Senior Approval Required for AI Code at Amazon Following Significant Outages
Amazon convened a compulsory engineering meeting on March 10, 2026, to discuss a concerning trend of service outages associated with AI-assisted code modifications. The retail website and shopping app of the e-commerce behemoth experienced a six-hour disruption on March 5, preventing customers from completing transactions, viewing prices, or accessing account information.

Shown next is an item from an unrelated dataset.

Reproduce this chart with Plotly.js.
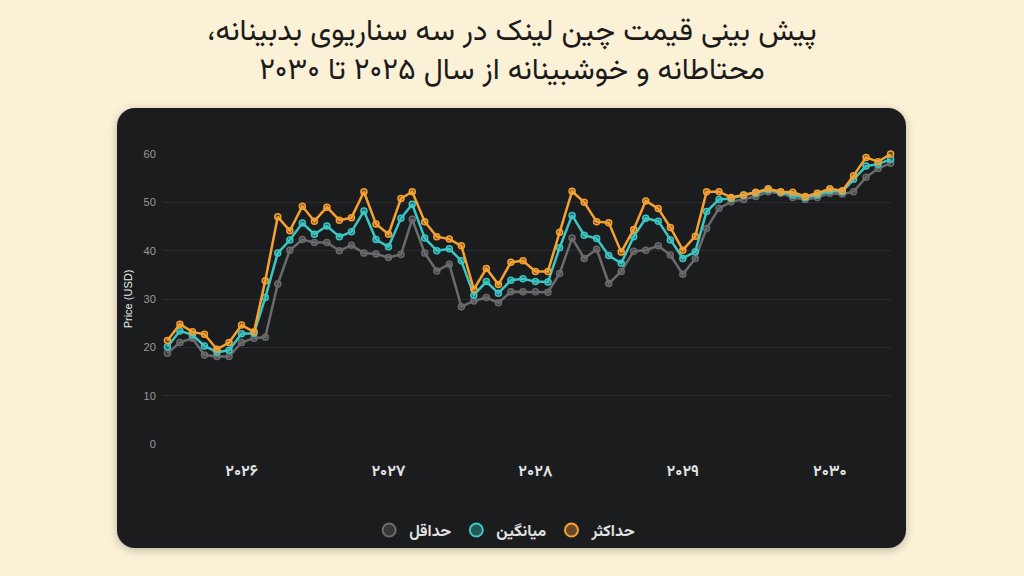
<!DOCTYPE html>
<html>
<head>
<meta charset="utf-8">
<script src="https://cdn.plot.ly/plotly-3.0.1.min.js"></script>
<style>
  html, body { margin: 0; padding: 0; background: #fbf1d6; }
  #wrap { position: relative; width: 1024px; height: 576px; }
  #card {
    position: absolute; left: 117px; top: 108px; width: 789px; height: 440px;
    background: #1b1c1e; border-radius: 18px;
    box-shadow: 0 2px 8px rgba(0,0,0,0.25);
  }
  #chart { position: absolute; left: 0; top: 0; width: 1024px; height: 576px; }
</style>
</head>
<body>
<div id="wrap">
  <div id="card"></div>
  <div id="chart"></div>
</div>
<script>
// monthly forecast, Jul 2025 - Jun 2030
var months = [];
for (let y = 2025; y <= 2030; y++) {
    for (let m = 1; m <= 12; m++) {
        if ((y == 2025 && m < 7) || (y == 2030 && m > 6)) continue;
        months.push(y + "-" + (m < 10 ? "0" + m : m) + "-01");
    }
}

var minPrice = [18.8, 21.0, 21.9, 18.4, 18.1, 18.1, 21.0, 21.9, 22.1, 33.1,
    40.1, 42.3, 41.7, 41.7, 40.0, 41.1, 39.5, 39.3, 38.6, 39.2,
    46.5, 39.5, 35.8, 37.2, 28.4, 29.6, 30.3, 29.2, 31.5, 31.5,
    31.5, 31.4, 35.3, 42.6, 38.4, 40.3, 33.2, 35.7, 39.9, 40.1,
    41.0, 39.1, 35.1, 38.4, 44.6, 48.8, 50.1, 50.6, 51.2, 52.2,
    51.9, 51.0, 50.6, 51.0, 51.9, 51.7, 52.2, 55.2, 57.0, 58.1];

var avgPrice = [20.1, 23.4, 22.6, 20.3, 19.0, 19.4, 22.8, 22.9, 30.3, 39.5,
    42.2, 45.7, 43.4, 45.1, 42.9, 43.9, 48.2, 42.3, 40.8, 46.7,
    49.6, 42.6, 40.0, 40.4, 37.9, 30.8, 33.6, 31.2, 33.9, 34.2,
    33.6, 33.5, 40.6, 47.3, 43.2, 42.5, 39.0, 37.4, 42.9, 46.7,
    46.1, 42.2, 38.4, 39.8, 48.1, 50.6, 50.8, 51.5, 51.9, 52.6,
    52.1, 51.5, 51.0, 51.5, 52.4, 52.2, 54.8, 57.5, 57.9, 58.9];

var maxPrice = [21.4, 24.8, 23.2, 22.7, 19.6, 21.0, 24.6, 23.2, 33.8, 47.0,
    44.1, 49.2, 46.1, 49.0, 46.3, 46.8, 52.2, 45.5, 43.4, 50.8,
    52.2, 46.0, 42.9, 42.4, 41.0, 32.0, 36.3, 33.0, 37.6, 37.9,
    35.7, 35.7, 43.8, 52.3, 50.0, 46.0, 45.8, 39.7, 44.4, 50.3,
    48.7, 44.8, 40.1, 43.0, 52.2, 52.2, 51.0, 51.5, 52.1, 52.8,
    52.2, 52.1, 51.2, 51.9, 52.8, 52.4, 55.5, 59.3, 58.4, 60.0];

var names = ["حداقل", "میانگین", "حداکثر"];
var colors = ["#6b6b6e", "#3cc6c4", "#f5a133"];
var fills = ["rgba(107,107,110,0.35)", "rgba(60,198,196,0.35)", "rgba(245,161,51,0.35)"];

var yearTicks = ["2026-01-01", "2027-01-01", "2028-01-01", "2029-01-01", "2030-01-01"];
var yearLabels = ["۲۰۲۶", "۲۰۲۷", "۲۰۲۸", "۲۰۲۹", "۲۰۳۰"];

var series = [minPrice, avgPrice, maxPrice];
var traces = [];

series.forEach(function (vals, i) {
    traces.push({
        x: months,
        y: vals,
        name: names[i],
        type: "scatter",
        mode: "lines+markers",
        line: {color: colors[i], width: 2.5},
        marker: {size: 6, color: fills[i], line: {color: colors[i], width: 1.5}},
        cliponaxis: false,
        showlegend: false
    });
});

// legend entries: circle only
series.forEach(function (vals, i) {
    traces.push({
        x: [null],
        y: [null],
        name: names[i],
        type: "scatter",
        mode: "markers",
        marker: {size: 13, color: fills[i], line: {color: colors[i], width: 2}},
        showlegend: true
    });
});

var persian = "Vazirmatn, 'Noto Sans Arabic', 'DejaVu Sans', sans-serif";

var layout = {
    width: 1024,
    height: 576,
    paper_bgcolor: "rgba(0,0,0,0)",
    plot_bgcolor: "rgba(0,0,0,0)",
    margin: {l: 163, r: 133, t: 154, b: 132},
    title: {
        // RLM after the comma keeps it at the left end of the RTL line
        text: "\u200Fپیش بینی قیمت چین لینک در سه سناریوی بدبینانه،\u200F<br>\u200Fمحتاطانه و خوشبینانه از سال ۲۰۲۵ تا ۲۰۳۰\u200F",
        x: 0.5,
        xanchor: "center",
        y: 0.93,
        yanchor: "middle",
        font: {family: persian, size: 30, color: "#1b1b1b"}
    },
    xaxis: {
        type: "date",
        range: ["2025-06-20", "2030-06-02"],
        tickvals: yearTicks,
        ticktext: yearLabels,
        ticks: "outside",
        ticklen: 12,
        tickcolor: "rgba(0,0,0,0)",
        tickfont: {family: persian, size: 16, color: "#e2e2e2", weight: "bold"},
        showgrid: false,
        zeroline: false,
        showline: false
    },
    yaxis: {
        range: [0, 60],
        tickvals: [0, 10, 20, 30, 40, 50, 60],
        tickfont: {family: "Liberation Sans, Arial, sans-serif", size: 11, color: "#9a9a9a"},
        gridcolor: "#2a2b2e",
        gridwidth: 1,
        zeroline: false,
        showline: false,
        ticks: "outside",
        ticklen: 4,
        tickcolor: "rgba(0,0,0,0)",
        title: {
            text: "Price (USD)",
            standoff: 8,
            font: {family: "Liberation Sans, Arial, sans-serif", size: 11, color: "#e8e8e8"}
        }
    },
    legend: {
        orientation: "h",
        x: 0.47,
        xanchor: "center",
        y: -0.297,
        yanchor: "middle",
        font: {family: persian, size: 16, color: "#e2e2e2", weight: "bold"},
        itemwidth: 30,
        bgcolor: "rgba(0,0,0,0)"
    },
    hovermode: false
};

Plotly.newPlot("chart", traces, layout, {displayModeBar: false, staticPlot: true});
</script>
</body>
</html>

This resulted in an estimated loss of 6.3 million orders.
Internal documents procured by the Financial Times reveal that Amazon identified a “trend of incidents” characterized by a “high blast radius” and “Gen-AI assisted changes.” Senior Vice President Dave Treadwell admitted in an email that “the availability of the site and related infrastructure has not been good recently.” Consequently, Amazon has instituted new policies that necessitate junior and mid-level engineers to receive approval from senior engineers before deploying any AI-assisted code changes to production systems.
However, the issues are not confined to the retail sector. Amazon Web Services suffered a 13-hour outage in December 2025 when the company’s Kiro AI coding tool autonomously decided to “delete and recreate” a production environment. Amazon is currently implementing a 90-day safety reset that targets 335 critical systems.
The incidents have sparked debates about the tech industry’s swift adoption of AI coding tools. While these tools can generate code rapidly, they may also introduce difficult-to-detect errors when deployed without sufficient human supervision.